Being Smart with $$ -- Thank Yourself for the Gift from Your Financial Advisor


Everybody loves getting gifts!  That’s why your financial advisor may send you expensive cigars or wine for the holidays.  If so, I hope you send him/her a note of thanks.  Or wait, maybe you should send the note to yourself.  Your fees are paying for the gift.  Is your advisor charging 1% of assets every year?  If yes, on a $300,000 retirement account these charges may be adding up to as much as $50,000 in fees plus lost investment earnings on those fees over only 10 years!  On a million-dollar account it’s likely over $150,000!  No wonder they are sending you expensive gifts.  They should be sending you a new 60-inch TV or even a car!  And then the question is, are you getting $50,000 of service on a simple $300,000 starting portfolio?  Perhaps an hourly, fee-based advisor can give you equal or superior help but without the huge, recurring annual fees. Let’s discuss the difference.

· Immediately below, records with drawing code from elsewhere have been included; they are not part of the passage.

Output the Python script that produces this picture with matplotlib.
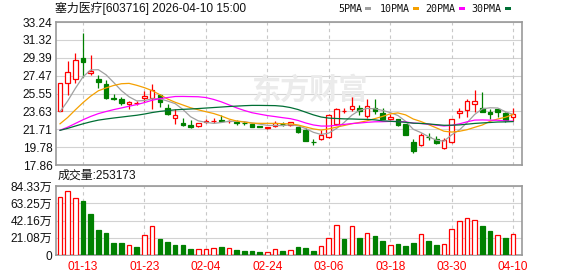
import numpy as np
import pandas as pd
import matplotlib
matplotlib.use("Agg")
import matplotlib.pyplot as plt
from matplotlib.patches import Rectangle

plt.rcParams['font.family'] = ['Liberation Sans', 'Noto Sans CJK SC']

W, H = 578, 276
RED = '#ff0000'
GREEN = '#008000'

# daily K-line, 塞力医疗 603716
DATES = [
    '2026-01-08', '2026-01-09', '2026-01-12', '2026-01-13', '2026-01-14', '2026-01-15',
    '2026-01-16', '2026-01-19', '2026-01-20', '2026-01-21', '2026-01-22', '2026-01-23',
    '2026-01-26', '2026-01-27', '2026-01-28', '2026-01-29', '2026-01-30', '2026-02-02',
    '2026-02-03', '2026-02-04', '2026-02-05', '2026-02-06', '2026-02-09', '2026-02-10',
    '2026-02-11', '2026-02-12', '2026-02-13', '2026-02-24', '2026-02-25', '2026-02-26',
    '2026-02-27', '2026-03-02', '2026-03-03', '2026-03-04', '2026-03-05', '2026-03-06',
    '2026-03-09', '2026-03-10', '2026-03-11', '2026-03-12', '2026-03-13', '2026-03-16',
    '2026-03-17', '2026-03-18', '2026-03-19', '2026-03-20', '2026-03-23', '2026-03-24',
    '2026-03-25', '2026-03-26', '2026-03-27', '2026-03-30', '2026-03-31', '2026-04-01',
    '2026-04-02', '2026-04-03', '2026-04-07', '2026-04-08', '2026-04-09', '2026-04-10',
]
OPEN = [23.62, 26.63, 27.12, 29.34, 27.77, 27.09, 26.55, 25.08, 24.91, 24.37,
        24.50, 25.05, 25.05, 25.40, 24.01, 22.90, 22.37, 22.15, 22.08, 22.50,
        22.58, 22.70, 22.54, 22.45, 22.37, 22.29, 22.01, 21.86, 22.05, 22.30,
        22.12, 21.91, 21.62, 20.36, 20.68, 20.90, 22.29, 23.65, 23.84, 23.98,
        23.12, 23.94, 23.41, 22.80, 22.76, 22.29, 20.33, 20.04, 20.90, 20.62,
        19.65, 20.30, 23.41, 23.73, 24.37, 24.01, 23.55, 23.87, 23.44, 23.05]
HIGH = [26.66, 29.02, 29.88, 32.06, 29.67, 27.59, 26.98, 25.48, 25.16, 24.70,
        24.75, 25.83, 26.55, 25.48, 24.37, 23.87, 22.87, 22.69, 22.40, 22.76,
        22.87, 23.23, 22.72, 22.66, 22.58, 22.33, 22.05, 22.00, 22.58, 22.48,
        22.50, 22.00, 21.80, 20.62, 21.62, 23.30, 24.01, 23.94, 25.19, 24.33,
        24.94, 24.94, 23.94, 23.30, 22.83, 22.30, 20.68, 21.33, 21.26, 21.01,
        20.76, 22.85, 24.01, 24.91, 25.91, 25.73, 23.87, 23.90, 23.51, 23.98]
LOW = [23.62, 25.40, 26.63, 27.34, 27.55, 26.09, 24.94, 24.84, 24.30, 23.84,
       24.35, 24.65, 23.90, 24.05, 23.23, 22.26, 22.05, 21.86, 21.94, 22.37,
       22.33, 22.51, 22.40, 22.15, 22.15, 21.90, 21.90, 21.76, 22.00, 22.08,
       22.05, 21.33, 20.45, 20.04, 20.60, 20.79, 22.15, 23.45, 23.66, 23.26,
       22.87, 23.30, 22.80, 22.73, 22.05, 21.10, 19.18, 19.90, 20.51, 20.15,
       19.60, 20.25, 22.90, 23.05, 23.55, 23.52, 22.83, 23.05, 22.51, 22.62]
CLOSE = [26.66, 27.81, 29.10, 28.91, 27.95, 26.77, 25.08, 24.94, 24.55, 24.62,
         24.58, 25.27, 25.88, 24.59, 23.37, 23.19, 22.15, 21.97, 22.37, 22.56,
         22.64, 22.60, 22.62, 22.40, 22.33, 21.97, 21.95, 21.97, 22.33, 22.24,
         22.44, 21.40, 20.47, 20.33, 21.08, 23.19, 23.87, 23.72, 24.22, 23.69,
         24.22, 23.69, 22.83, 23.05, 22.12, 21.11, 19.40, 21.05, 20.83, 20.26,
         20.58, 22.80, 23.66, 24.73, 24.73, 23.58, 23.37, 23.55, 22.69, 23.30]
# closes before the first shown day, only needed to warm up the moving averages
PREV_CLOSE = [21.4, 21.6, 21.7, 21.5, 21.3, 21.5, 21.7, 21.6, 21.6, 21.7,
              21.3, 21.1, 20.9, 20.8, 20.7, 20.6, 20.8, 21.0, 20.9, 21.0,
              21.0, 20.9, 21.1, 21.0, 21.0, 22.0, 22.3, 22.7, 24.24]
# volume in 万手
VOLUME = [70.9, 77.8, 69.3, 66.0, 50.1, 30.6, 26.9, 14.7, 14.7, 11.8,
          9.8, 24.4, 35.0, 19.6, 15.9, 12.2, 12.2, 7.3, 6.9, 6.9,
          8.1, 9.8, 8.1, 6.1, 4.9, 4.9, 3.7, 3.3, 6.9, 4.9,
          5.7, 9.8, 8.6, 4.9, 10.6, 20.4, 36.3, 19.6, 35.0, 20.8,
          26.5, 23.2, 17.1, 11.8, 13.4, 11.0, 14.7, 25.3, 17.1, 12.2,
          13.0, 31.4, 41.1, 44.8, 42.4, 35.4, 29.3, 24.0, 20.8, 25.3173]

MA_SETTINGS = [(5, '5PMA', '#a0a0a0'), (10, '10PMA', '#f5a000'),
               (20, '20PMA', '#ff00ff'), (30, '30PMA', '#006f35')]
PRICE_TICKS = [17.86, 19.78, 21.71, 23.63, 25.55, 27.47, 29.39, 31.32, 33.24]
VOL_TICKS = [0, 21.08, 42.16, 63.25, 84.33]


def px_box(left, top, right, bottom):
    """Pixel box (from top left) to figure fractions."""
    return [left / W, 1 - bottom / H, (right - left) / W, (bottom - top) / H]


def style_axes(ax):
    for sp in ax.spines.values():
        sp.set_color('#999999')
        sp.set_linewidth(1.2)
    ax.tick_params(length=0, labelsize=8.6, colors='#111111', pad=2.6)
    ax.set_facecolor('none')


opn = np.array(OPEN)
high = np.array(HIGH)
low = np.array(LOW)
close = np.array(CLOSE)
vol = np.array(VOLUME)
x = np.arange(len(DATES))

up = close >= opn
candle_col = np.where(up, RED, GREEN)
prev = np.r_[PREV_CLOSE[-1], close[:-1]]
vol_up = close >= prev
vol_col = np.where(vol_up, RED, GREEN)

all_close = pd.Series(PREV_CLOSE + CLOSE)

fig = plt.figure(figsize=(W / 100, H / 100), dpi=100)
ax = fig.add_axes(px_box(56, 22, 522, 165))
axv = fig.add_axes(px_box(56, 186, 522, 255), sharex=ax)

tick_idx = list(range(3, len(DATES), 8))

# price panel
for t in PRICE_TICKS:
    ax.axhline(t, color='#d2d2d2', lw=0.8, zorder=0)
for i in tick_idx:
    ax.axvline(i, color='#c8c8c8', lw=0.8, ls=(0, (3, 3)), zorder=0)
ax.text(0.545, 0.53, '东方财富', transform=ax.transAxes, fontsize=21,
        fontweight='bold', family='Noto Sans CJK SC', color='#ebebeb',
        ha='center', va='center', zorder=0.5)

ax.vlines(x, low, high, colors=candle_col, lw=0.9, zorder=2)
body_lo = np.minimum(opn, close)
body_h = np.abs(close - opn)
ax.bar(x, body_h, bottom=body_lo, width=0.6,
       facecolor=np.where(up, 'white', GREEN), edgecolor=candle_col,
       lw=0.9, zorder=3)

for n, name, col in MA_SETTINGS:
    ma = all_close.rolling(n).mean().to_numpy()[-len(DATES):]
    ax.plot(x, ma, color=col, lw=0.9, zorder=4)

ax.set_xlim(-0.52, 60.16)
ax.set_ylim(PRICE_TICKS[0], PRICE_TICKS[-1])
ax.set_yticks(PRICE_TICKS, [f'{t:.2f}' for t in PRICE_TICKS])
style_axes(ax)
ax.tick_params(axis='x', labelbottom=False)

# volume panel
for t in VOL_TICKS[1:]:
    axv.axhline(t, color='#d2d2d2', lw=0.8, zorder=0)
for i in tick_idx:
    axv.axvline(i, color='#c8c8c8', lw=0.8, ls=(0, (3, 3)), zorder=0)
axv.bar(x, vol, width=0.6, facecolor=np.where(vol_up, 'white', GREEN),
        edgecolor=vol_col, lw=0.9, zorder=3)
axv.set_ylim(0, VOL_TICKS[-1])
axv.set_yticks(VOL_TICKS, ['0'] + [f'{t:.2f}万' for t in VOL_TICKS[1:]])
axv.set_xticks(tick_idx, [DATES[i][5:] for i in tick_idx])
style_axes(axv)
axv.tick_params(axis='x', colors=RED, pad=4)

# header texts
fig.text(55 / W, 1 - 8.5 / H, '塞力医疗[603716] 2026-04-10 15:00',
         fontsize=8.6, va='center', ha='left', color='#111111')
fig.text(58 / W, 1 - 176 / H, f'成交量:{round(VOLUME[-1] * 10000)}',
         fontsize=8.6, va='center', ha='left', color='#111111')

legend_pos = [(338.3, 365), (380, 412.7), (425.7, 459), (471.7, 505)]
for (tx, mx), (n, name, col) in zip(legend_pos, MA_SETTINGS):
    fig.text(tx / W, 1 - 8.5 / H, name, fontsize=7.2, family='DejaVu Sans Mono',
             va='center', ha='left', color='#111111')
    fig.add_artist(Rectangle((mx / W, 1 - 10.3 / H), 6 / W, 3 / H,
                             transform=fig.transFigure, color=col, lw=0))

fig.savefig('out.png', dpi=100)
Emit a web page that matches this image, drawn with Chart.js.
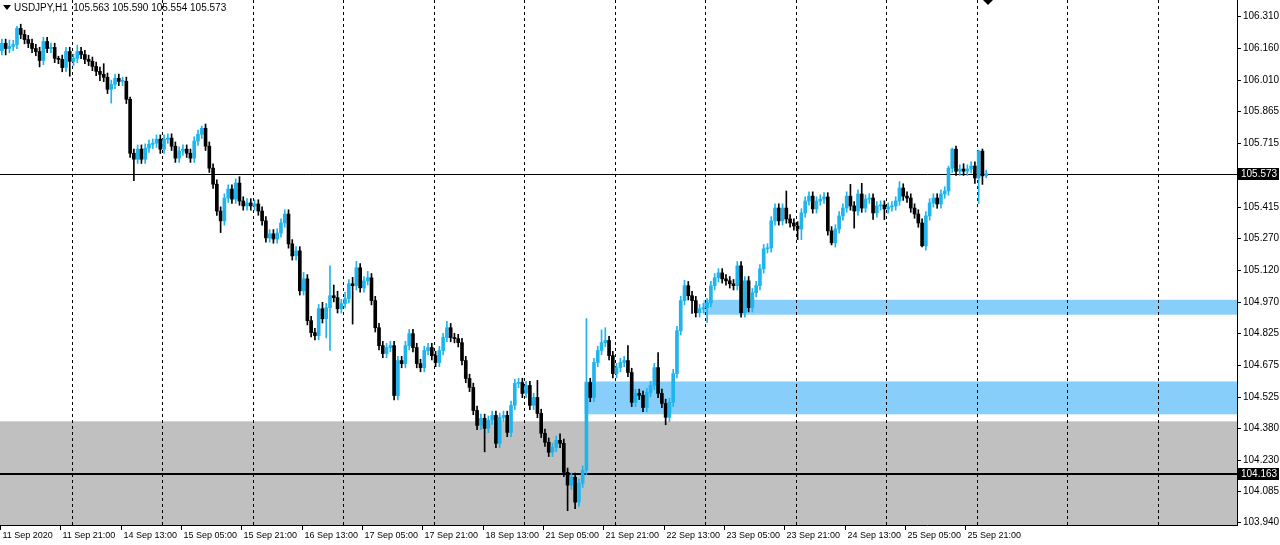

- Larry Pike, CFA, Client Priority Financial Advisors LLC

- www.clientpriority.com 

Monday, December 11, 2017

Being Smart with $$ - How We Fall for Market Bubbles

How do smart people fall victim to market bubbles? It usually happens like this:
  1. First we watch others make crazy money every day from investments in an asset class. Like Bitcoin. Fundamentals don’t seem to matter and we realize there is likely a complete disconnect between where it is trading and what it may truly be worth. But that doesn’t matter when it goes higher every day. It’s frustrating to watch others make such easy money while we sit on the sidelines actually working for a living. So we decide to jump in, but only until the bubble starts to burst. Because we think we can see it coming. 
  2. We hear of people that sell when it pops higher and buy it every time it drops 10% or 20%. And then when it reaches new highs this strategy seems genius. So we start doing the same.  Or maybe we just buy and hold and ride out the brief dips. 
  3. This buy-and-hold AND buy-low, sell-high strategies both seem to work. But then one day we buy low, but instead of moving higher it falls another 10%. We have been accustomed to these drops and believe it is just a chance to buy even cheaper before the next move higher. So we hold on or even buy more. 
  4. As the asset class keeps falling, we keep holding believing that something that recently traded for $16,000 must surely recover from $10,000 (even though it was well below $10,000 only a month ago and below $2,000 at the beginning of the year.) 
  5. As the asset class continues to plummet, it feels too late to bother to get out and we hang on hoping for some miracle recovery. This never comes.
  6. Finally, we ask ourselves how we could fall for something that was so obviously a bubble. Didn’t we learn from the tech stock bubble which fell so much that 10 years after the bubble burst it was still down 50% from its peak?  And we walk away poorer. Hey, we can skip this year’s vacation. Next year we will make it back on some new trade that appears to be going unstoppably higher.